Can surety bonds replace bank guarantees for infra projects? – Business Today

Speak to a developer these days and the chances are that they will end up complaining about their precious liquidity locked up in bank guarantees for prolonged periods. However, this might reduce significantly if the country adopts surety bonds over bank guarantees for infrastructure projects.

The demand for weighing surety bonds as an innovative financial instrument has been slowly gaining currency. First proposed in the waning years of the last decade, its principal advocates feel that it could be a viable alternative for ensuring a smooth public works projects pipeline.

“With the known deterioration of the balance sheets of contractors and associated service providers, such as consulting engineers or operation and maintenance providers, coaxing banks to issue a bank guarantee to the project owner assuring that the service provider concerned will meet all obligations has become a serious bottleneck,” rued chairman of infrastructure services company Feedback Infra, Vinayak Chatterjee.

A contract requires the developer to provide various bonds during the life cycle of a project, including bid bonds, performance guarantees, advance payment bonds, retention bonds, etc., which together may account for up to 20 per cent of the total project cost.

“Currently, 100 per cent of the guarantee requirements for the infrastructure sector are catered to by banks. These guarantees are inherently an inefficient way of doing business as they cut across banking lines and consume collateral and margin money to suck out working capital from a contractor who is already starved of funds,” said CEO of surety solutions company Eqaro Guarantees, Vikash Khandelwal.

A surety bond is a legally binding tripartite agreement signed between the principal, obligee and the surety. Simply put, the surety is provided by an insurance company on behalf of a principal or contractor to the obligee or government entity awarding the project.

Surety bonds, thus, also provide an inlet for the insurance sector into the area of project financing.

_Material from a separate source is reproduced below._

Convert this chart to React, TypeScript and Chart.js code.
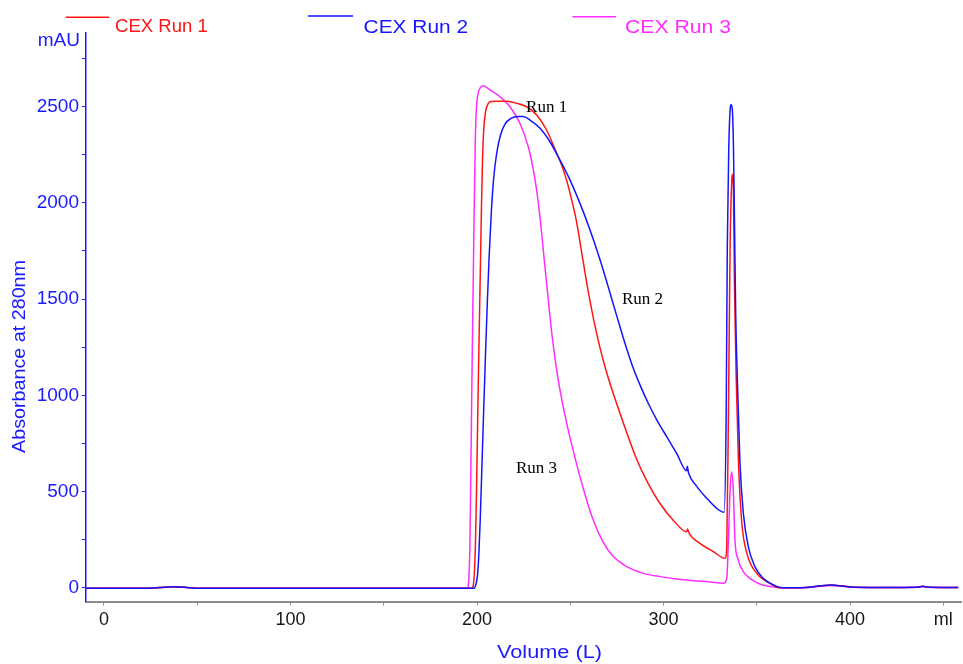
import React, { useEffect, useRef } from 'react';
import { Chart, registerables } from 'chart.js';

Chart.register(...registerables);

// Chromatogram traces: elution volume (L) and absorbance at 280 nm (mAU)
const run1Volume = [
  -9.6, 24, 30, 37, 44, 50, 150, 197.2, 197.75, 198.66, 199.2, 199.73, 200.27, 200.8, 201.34, 201.88,
  202.41, 202.95, 203.59, 204.56, 205.9, 207.5, 210.6, 216.0, 221.2, 226.6, 232.0, 237.3, 242.7, 245.4,
  248.1, 250.7, 253.4, 257, 260, 263, 266, 269, 272, 276, 280.2, 285.6, 290.9, 298.1, 305.3, 312.4,
  312.9, 313.6, 319.5, 326.7, 333.0, 333.9, 334.8, 335.7, 336.6, 337.0, 337.5, 338.0, 339.0, 340.2,
  342.0, 344.7, 350.0, 357.1, 362.5, 370, 378, 384, 390, 396, 402, 420, 436, 439, 442, 458,
];
const run1Abs = [
  -2, -2, 1, 5, 2, -2, -2, -2, 2, 92, 248, 508, 820, 1131, 1417, 1703,
  1988, 2222, 2378, 2472, 2514, 2526, 2527, 2527, 2517, 2499, 2456, 2378, 2257, 2195,
  2115, 2018, 1900, 1690, 1520, 1372, 1245, 1135, 1040, 925, 808, 668, 558, 438, 350, 291,
  306, 286, 231, 188, 153, 213, 906, 1772, 2118, 2148, 2066, 1599, 1079, 647,
  335, 179, 75, 23, 0, 0, 3, 10, 14, 9, 3, 2, 3, 8, 3, 2,
];

const run2Volume = [
  -9.6, 24, 30, 37, 44, 50, 150, 198.4, 199.46, 200.27, 200.97, 201.72, 202.57, 203.49, 204.45, 205.47,
  206.54, 207.67, 208.95, 210.56, 212.6, 215.0, 218.2, 222.0, 224.7, 228.4, 233.8, 239.1, 244.5, 249.9,
  255.2, 260.6, 266, 270, 275, 280, 284, 288, 292, 296.3, 301.7, 307, 312.4, 312.7, 313.4, 317.8,
  323.2, 328.5, 332.5, 333.6, 334.2, 335.0, 335.7, 336.2, 336.9, 337.5, 338.0, 338.7, 339.6, 341.0,
  342.8, 345.5, 349.0, 353.5, 358.9, 362.5, 370, 378, 384, 390, 396, 402, 420, 436, 439, 442, 458,
];
const run2Abs = [
  -2, -2, 1, 6, 3, -2, -2, -2, 20, 66, 170, 352, 612, 898, 1183, 1469,
  1729, 1952, 2129, 2258, 2352, 2409, 2438, 2448, 2448, 2430, 2387, 2317, 2222, 2118,
  1997, 1859, 1703, 1575, 1410, 1250, 1135, 1040, 955, 874, 785, 699, 608, 632, 598, 527,
  465, 413, 392, 906, 1772, 2291, 2482, 2511, 2482, 2291, 1945, 1426, 1079, 647,
  387, 213, 110, 49, 15, 2, 0, 3, 10, 14, 9, 3, 2, 3, 8, 3, 2,
];

const run3Volume = [
  -9.6, 24, 30, 37, 44, 50, 150, 194.6, 195.07, 195.7, 196.14, 196.51, 196.89, 197.27, 197.69, 198.12,
  198.55, 199.04, 199.63, 200.54, 201.88, 203.38, 207.0, 212.3, 217.7, 223.0, 227.5, 229.5, 231.4, 233.0,
  234.5, 235.9, 238.07, 240.2, 242.4, 244.5, 248.1, 253.5, 257.9, 262.4, 267.7, 273.1, 280.3, 289.2,
  298.1, 307.0, 316.0, 325.0, 332.1, 333.9, 334.8, 335.7, 336.5, 337.4, 338.3, 340.1, 342.8, 346.3,
  351.6, 358, 365, 378, 384, 390, 396, 402, 420, 436, 439, 442, 458,
];
const run3Abs = [
  -2, -2, 1, 5, 2, -2, -2, -2, 0, 66, 196, 456, 768, 1079, 1391, 1703,
  2014, 2300, 2482, 2565, 2599, 2608, 2586, 2551, 2499, 2413, 2291, 2206, 2103, 1989,
  1858, 1718, 1510, 1313, 1152, 1027, 854, 640, 485, 350, 236, 162, 110, 75,
  58, 46, 37, 30, 23, 49, 248, 508, 603, 508, 248, 144, 84, 49,
  20, 5, 0, 2, 8, 12, 8, 3, 2, 3, 6, 3, 2,
];

const seriesNames = ['CEX Run 1', 'CEX Run 2', 'CEX Run 3'];
const peakNames = ['Run 1', 'Run 2', 'Run 3'];

const yTickValues = [0, 250, 500, 750, 1000, 1250, 1500, 1750, 2000, 2250, 2500, 2750];
const yLabelValues = [0, 500, 1000, 1500, 2000, 2500];
const xTickValues = [0, 50, 100, 150, 200, 250, 300, 350, 400, 450];
const xTickLabels = ['0', '', '100', '', '200', '', '300', '', '400', 'ml'];

const RED = '#ff1414';
const BLUE = '#1414ff';
const MAGENTA = '#ff2cff';
const AXIS_BLUE = '#1a1aff';

const toPoints = (xs: number[], ys: number[]) => xs.map((x, i) => ({ x, y: ys[i] }));

// Text drawn to a given width (the labels here are slightly stretched horizontally)
function drawFitted(
  ctx: CanvasRenderingContext2D,
  text: string,
  x: number,
  y: number,
  font: string,
  width: number,
  align: 'left' | 'center' | 'right',
) {
  ctx.save();
  ctx.font = font;
  const w = ctx.measureText(text).width;
  const sx = width / w;
  ctx.translate(x, y);
  ctx.scale(sx, 1);
  ctx.textAlign = align;
  ctx.fillText(text, 0, 0);
  ctx.restore();
}

const decorations = {
  id: 'decorations',
  afterDatasetsDraw(chart: any) {
    const ctx: CanvasRenderingContext2D = chart.ctx;
    const xs = chart.scales.x;
    const ys = chart.scales.y;
    ctx.save();
    ctx.textBaseline = 'alphabetic';

    // legend along the top: sample line raised above each label
    const legend = [
      { color: RED, line: [65.7, 109.3, 17.3], text: [115, 31.5, 92.7] },
      { color: BLUE, line: [308, 353, 16], text: [363.6, 32.7, 104.4] },
      { color: MAGENTA, line: [572.5, 616, 16.7], text: [625, 32.7, 106] },
    ];
    legend.forEach((item, i) => {
      ctx.strokeStyle = item.color;
      ctx.lineWidth = 1.5;
      ctx.beginPath();
      ctx.moveTo(item.line[0], item.line[2]);
      ctx.lineTo(item.line[1], item.line[2]);
      ctx.stroke();
      ctx.fillStyle = item.color;
      drawFitted(ctx, seriesNames[i], item.text[0], item.text[1], '19px "Liberation Sans", Arial, sans-serif', item.text[2], 'left');
    });

    // unit label at the top of the y axis
    ctx.fillStyle = AXIS_BLUE;
    ctx.font = '19px "Liberation Sans", Arial, sans-serif';
    ctx.textAlign = 'right';
    ctx.fillText('mAU', 80, 46);

    // y axis title
    ctx.save();
    ctx.translate(25.2, 356.5);
    ctx.rotate(-Math.PI / 2);
    drawFitted(ctx, 'Absorbance at 280nm', 0, 0, '18px "Liberation Sans", Arial, sans-serif', 193, 'center');
    ctx.restore();

    // x axis title
    drawFitted(ctx, 'Volume (L)', 549.5, 658, '18px "Liberation Sans", Arial, sans-serif', 105, 'center');

    // peak annotations, placed in data coordinates
    const notes = [
      { v: 226.3, a: 2473 },
      { v: 277.7, a: 1474 },
      { v: 220.9, a: 596 },
    ];
    ctx.fillStyle = '#000000';
    ctx.font = '17px "Liberation Serif", "Times New Roman", serif';
    ctx.textAlign = 'left';
    notes.forEach((n, i) => {
      ctx.fillText(peakNames[i], xs.getPixelForValue(n.v), ys.getPixelForValue(n.a));
    });
    ctx.restore();
  },
};

export default function App() {
  const canvasRef = useRef<HTMLCanvasElement | null>(null);

  useEffect(() => {
    const canvas = canvasRef.current;
    if (!canvas) return;
    const chart = new Chart(canvas, {
      type: 'line',
      data: {
        datasets: [
          {
            label: seriesNames[1],
            data: toPoints(run2Volume, run2Abs),
            borderColor: BLUE,
            borderWidth: 1.5,
            pointRadius: 0,
            cubicInterpolationMode: 'monotone',
            order: 0,
          },
          {
            label: seriesNames[0],
            data: toPoints(run1Volume, run1Abs),
            borderColor: RED,
            borderWidth: 1.5,
            pointRadius: 0,
            cubicInterpolationMode: 'monotone',
            order: 1,
          },
          {
            label: seriesNames[2],
            data: toPoints(run3Volume, run3Abs),
            borderColor: MAGENTA,
            borderWidth: 1.5,
            pointRadius: 0,
            cubicInterpolationMode: 'monotone',
            order: 2,
          },
        ],
      },
      options: {
        responsive: false,
        animation: false,
        devicePixelRatio: 1,
        layout: { padding: { top: 33, right: 2, left: 0, bottom: 0 } },
        plugins: {
          legend: { display: false },
          tooltip: { enabled: false },
        },
        scales: {
          x: {
            type: 'linear',
            min: -9.65,
            max: 459.5,
            afterBuildTicks: (scale: any) => {
              scale.ticks = xTickValues.map((value) => ({ value }));
            },
            afterFit: (scale: any) => {
              scale.height = 62.5;
            },
            grid: {
              drawOnChartArea: false,
              drawTicks: true,
              tickLength: 4,
              color: '#8c8c8c',
              lineWidth: 1,
            },
            border: { display: true, color: '#8c8c8c', width: 2 },
            ticks: {
              autoSkip: false,
              maxRotation: 0,
              padding: 4,
              color: '#161616',
              font: { family: '"Liberation Sans", Arial, sans-serif', size: 18 },
              callback: (_value: any, index: number) => xTickLabels[index],
            },
          },
          y: {
            type: 'linear',
            min: -71.2,
            max: 2882,
            afterBuildTicks: (scale: any) => {
              scale.ticks = yTickValues.map((value) => ({ value }));
            },
            afterFit: (scale: any) => {
              scale.width = 86;
            },
            grid: {
              drawOnChartArea: false,
              drawTicks: true,
              tickLength: 4,
              color: AXIS_BLUE,
              lineWidth: 1,
            },
            border: { display: true, color: AXIS_BLUE, width: 1.5 },
            ticks: {
              autoSkip: false,
              padding: 3,
              color: AXIS_BLUE,
              font: { family: '"Liberation Sans", Arial, sans-serif', size: 19 },
              callback: (value: any) => (yLabelValues.includes(Number(value)) ? String(value) : ''),
            },
          },
        },
      },
      plugins: [decorations],
    });
    return () => chart.destroy();
  }, []);

  return (
    <div style={{ position: 'absolute', left: 0, top: 0, width: 963, height: 664, background: '#ffffff' }}>
      <canvas ref={canvasRef} width={963} height={664} style={{ display: 'block' }} />
    </div>
  );
}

Advantages of surety bonds

Enumerating the main advantages of secured bonds, Chatterjee remarked, “Firstly, they are more unsecured than bank guarantees and are provided largely based on the contractor’s track record and financial health, whereas bank guarantees typically require a modicum of tangible security. Two, surety bonds tend to be in force for the life of the project, while bank guarantees have to be renewed periodically.”

“Most importantly, bank guarantees are unconditional and payable on demand, while surety bonds can be reimbursed like an insurance policy if the claim is valid,” he added.

“Adoption of surety bonds will result in enhanced participation by contractors in project bids resulting in more efficient price discovery, freeing up of collaterals to support working capital requirements and improving efficiencies in project execution, and reducing the strain on government’s social welfare programmes,” asserted Khandelwal.

Surety bonds are a favoured financial instrument in several developed western economies. In the US, for instance, the Miller Act of 1935 requires contractors to furnish payment and performance bonds in conjunction with the construction, alteration or repair of public works.

Since risks associated with a project are assessed through the underwriting process, surety bonds do not require the contractor to offer precious collateral to compensate for the guarantees issued.

Expedite regulation

Experts have recommended that for the surety market to flourish, necessary regulation needs to be finalised expeditiously.

Commenting on the surety market, practice leader & director, transport & logistics at CRISIL Infrastructure Advisory, Jagannarayan Padmanabhan is of the opinion that over time concept could also become a proxy for identifying efficient developers in India.

Speaking about the challenges inherent in infrastructure financing, Padmanabhan emphasised, “From the insurers’ side, it is important that they avoid concentration risk and market this product appropriately such that there is enough demand that gets generated. Also, it is equally important that they augment their underwriting skills and understand the nuances of infrastructure projects, particularly at the development and build-out stages.”

In 2020, a working group constituted by the Insurance Regulatory and Development Authority of India (IRDAI) favourably viewed surety bonds as an alternative to financial guarantees such as bank guarantees. Following the group’s recommendations, the regulator has issued draft guidelines in September 2021 to promote and regulate the surety insurance business in India.